■ WORK INSTRUCTIONS: Copy out the entries in full and with complete accuracy; pictures are excluded.

* BEGIN RECORDS PROVIDED *

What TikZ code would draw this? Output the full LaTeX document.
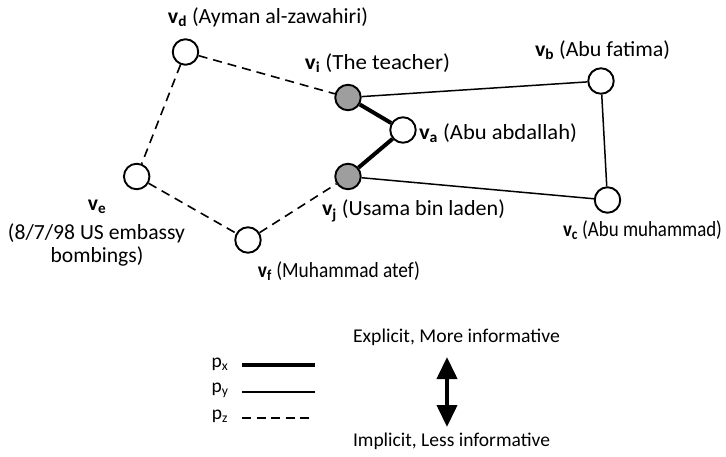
\documentclass[tikz,border=0pt]{standalone}
\usepackage{fontspec}
\usepackage{graphicx}
\setmainfont{Carlito}
\usetikzlibrary{arrows.meta}
\newcommand\fitw[2]{\resizebox{#1}{\height}{#2}}
\begin{document}
\begin{tikzpicture}[x=1pt,y=-1pt,
  vert/.style={circle,draw=black,line width=1.9pt,fill=white,minimum size=25.5pt,inner sep=0pt},
  gvert/.style={vert,fill=black!38},
  lbl/.style={font=\fontsize{21.6}{26}\selectfont,inner sep=0pt},
  leg/.style={font=\fontsize{19.5}{23}\selectfont,inner sep=0pt},
  ex/.style={line width=4pt},
  ey/.style={line width=1.5pt},
  ez/.style={line width=1.6pt,dash pattern=on 9pt off 6pt}]
\useasboundingbox (0,0) rectangle (726,457);
% vertices
\node[vert]  (vd) at (185.5,52) {};
\node[gvert] (vi) at (348,97.5) {};
\node[vert]  (va) at (403,130) {};
\node[gvert] (vj) at (348,176.5) {};
\node[vert]  (vb) at (601,81) {};
\node[vert]  (vc) at (607.5,200) {};
\node[vert]  (ve) at (136.7,176.5) {};
\node[vert]  (vf) at (248,240) {};
% edges
\draw[ez] (vd) -- (vi);
\draw[ez] (vd) -- (ve);
\draw[ez] (ve) -- (vf);
\draw[ez] (vf) -- (vj);
\draw[ex] (vi) -- (va);
\draw[ex] (va) -- (vj);
\draw[ey] (vi) -- (vb);
\draw[ey] (vb) -- (vc);
\draw[ey] (vc) -- (vj);
% labels
\node[lbl] (ld) at (268,17) {\fitw{200pt}{\textbf{v\textsubscript{d}} (Ayman al-zawahiri)}};
\node[lbl] (li) at (377.5,63) {\fitw{145pt}{\textbf{v\textsubscript{i}} (The teacher)}};
\node[lbl] (lb) at (602.5,50) {\fitw{135pt}{\textbf{v\textsubscript{b}} (Abu fatima)}};
\node[lbl] (la) at (498,133) {\fitw{158pt}{\textbf{v\textsubscript{a}} (Abu abdallah)}};
\node[lbl] (lj) at (413.5,211) {\fitw{183pt}{\textbf{v\textsubscript{j}} (Usama bin laden)}};
\node[lbl] (lc) at (642.5,230) {\fitw{159pt}{\textbf{v\textsubscript{c}} (Abu muhammad)}};
\node[lbl] (le) at (97,207) {\textbf{v\textsubscript{e}}};
\node[lbl] (le2) at (96.5,233) {\fitw{177pt}{(8/7/98 US embassy}};
\node[lbl] (le3) at (97,256) {bombings)};
\node[lbl] (lf) at (339,271) {\fitw{162pt}{\textbf{v\textsubscript{f}} (Muhammad atef)}};
% legend
\node[leg] (px) at (220,364) {p\textsubscript{x}};
\node[leg] (py) at (220,390) {p\textsubscript{y}};
\node[leg] (pz) at (220,416) {p\textsubscript{z}};
\coordinate (x1) at (242,365); \coordinate (x2) at (315,365);
\coordinate (y1) at (242,392); \coordinate (y2) at (315,392);
\coordinate (z1) at (242,418); \coordinate (z2) at (312,418);
\draw[line width=4.5pt] (x1) -- (x2);
\draw[line width=2.2pt] (y1) -- (y2);
\draw[line width=2.2pt,dash pattern=on 9pt off 5.5pt] (z1) -- (z2);
\node[leg] (expl) at (456.5,337) {\fitw{207pt}{Explicit, More informative}};
\node[leg] (impl) at (451.5,441) {\fitw{197pt}{Implicit, Less informative}};
\coordinate (at) at (447,357);
\coordinate (ab) at (447,427);
\draw[line width=4pt,{Triangle[width=20pt,length=22pt]}-{Triangle[width=20pt,length=22pt]}] (at) -- (ab);
\end{tikzpicture}
\end{document}
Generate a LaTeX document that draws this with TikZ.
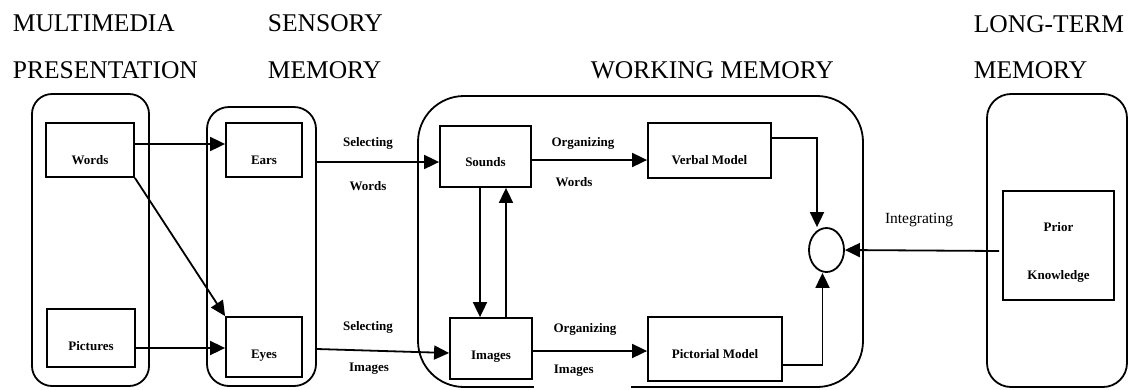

* END RECORDS PROVIDED *

■ CORRECT OUTPUT:
What TikZ code would draw this? Output the full LaTeX document.
\documentclass[tikz,border=0pt]{standalone}
\usepackage{fontspec}
\usepackage{graphicx}
\setmainfont{Carlito}
\usetikzlibrary{arrows.meta}
\newcommand\fitw[2]{\resizebox{#1}{\height}{#2}}
\begin{document}
\begin{tikzpicture}[x=1pt,y=-1pt,
  vert/.style={circle,draw=black,line width=1.9pt,fill=white,minimum size=25.5pt,inner sep=0pt},
  gvert/.style={vert,fill=black!38},
  lbl/.style={font=\fontsize{21.6}{26}\selectfont,inner sep=0pt},
  leg/.style={font=\fontsize{19.5}{23}\selectfont,inner sep=0pt},
  ex/.style={line width=4pt},
  ey/.style={line width=1.5pt},
  ez/.style={line width=1.6pt,dash pattern=on 9pt off 6pt}]
\useasboundingbox (0,0) rectangle (726,457);
% vertices
\node[vert]  (vd) at (185.5,52) {};
\node[gvert] (vi) at (348,97.5) {};
\node[vert]  (va) at (403,130) {};
\node[gvert] (vj) at (348,176.5) {};
\node[vert]  (vb) at (601,81) {};
\node[vert]  (vc) at (607.5,200) {};
\node[vert]  (ve) at (136.7,176.5) {};
\node[vert]  (vf) at (248,240) {};
% edges
\draw[ez] (vd) -- (vi);
\draw[ez] (vd) -- (ve);
\draw[ez] (ve) -- (vf);
\draw[ez] (vf) -- (vj);
\draw[ex] (vi) -- (va);
\draw[ex] (va) -- (vj);
\draw[ey] (vi) -- (vb);
\draw[ey] (vb) -- (vc);
\draw[ey] (vc) -- (vj);
% labels
\node[lbl] (ld) at (268,17) {\fitw{200pt}{\textbf{v\textsubscript{d}} (Ayman al-zawahiri)}};
\node[lbl] (li) at (377.5,63) {\fitw{145pt}{\textbf{v\textsubscript{i}} (The teacher)}};
\node[lbl] (lb) at (602.5,50) {\fitw{135pt}{\textbf{v\textsubscript{b}} (Abu fatima)}};
\node[lbl] (la) at (498,133) {\fitw{158pt}{\textbf{v\textsubscript{a}} (Abu abdallah)}};
\node[lbl] (lj) at (413.5,211) {\fitw{183pt}{\textbf{v\textsubscript{j}} (Usama bin laden)}};
\node[lbl] (lc) at (642.5,230) {\fitw{159pt}{\textbf{v\textsubscript{c}} (Abu muhammad)}};
\node[lbl] (le) at (97,207) {\textbf{v\textsubscript{e}}};
\node[lbl] (le2) at (96.5,233) {\fitw{177pt}{(8/7/98 US embassy}};
\node[lbl] (le3) at (97,256) {bombings)};
\node[lbl] (lf) at (339,271) {\fitw{162pt}{\textbf{v\textsubscript{f}} (Muhammad atef)}};
% legend
\node[leg] (px) at (220,364) {p\textsubscript{x}};
\node[leg] (py) at (220,390) {p\textsubscript{y}};
\node[leg] (pz) at (220,416) {p\textsubscript{z}};
\coordinate (x1) at (242,365); \coordinate (x2) at (315,365);
\coordinate (y1) at (242,392); \coordinate (y2) at (315,392);
\coordinate (z1) at (242,418); \coordinate (z2) at (312,418);
\draw[line width=4.5pt] (x1) -- (x2);
\draw[line width=2.2pt] (y1) -- (y2);
\draw[line width=2.2pt,dash pattern=on 9pt off 5.5pt] (z1) -- (z2);
\node[leg] (expl) at (456.5,337) {\fitw{207pt}{Explicit, More informative}};
\node[leg] (impl) at (451.5,441) {\fitw{197pt}{Implicit, Less informative}};
\coordinate (at) at (447,357);
\coordinate (ab) at (447,427);
\draw[line width=4pt,{Triangle[width=20pt,length=22pt]}-{Triangle[width=20pt,length=22pt]}] (at) -- (ab);
\end{tikzpicture}
\end{document}
Generate a LaTeX document that draws this with TikZ.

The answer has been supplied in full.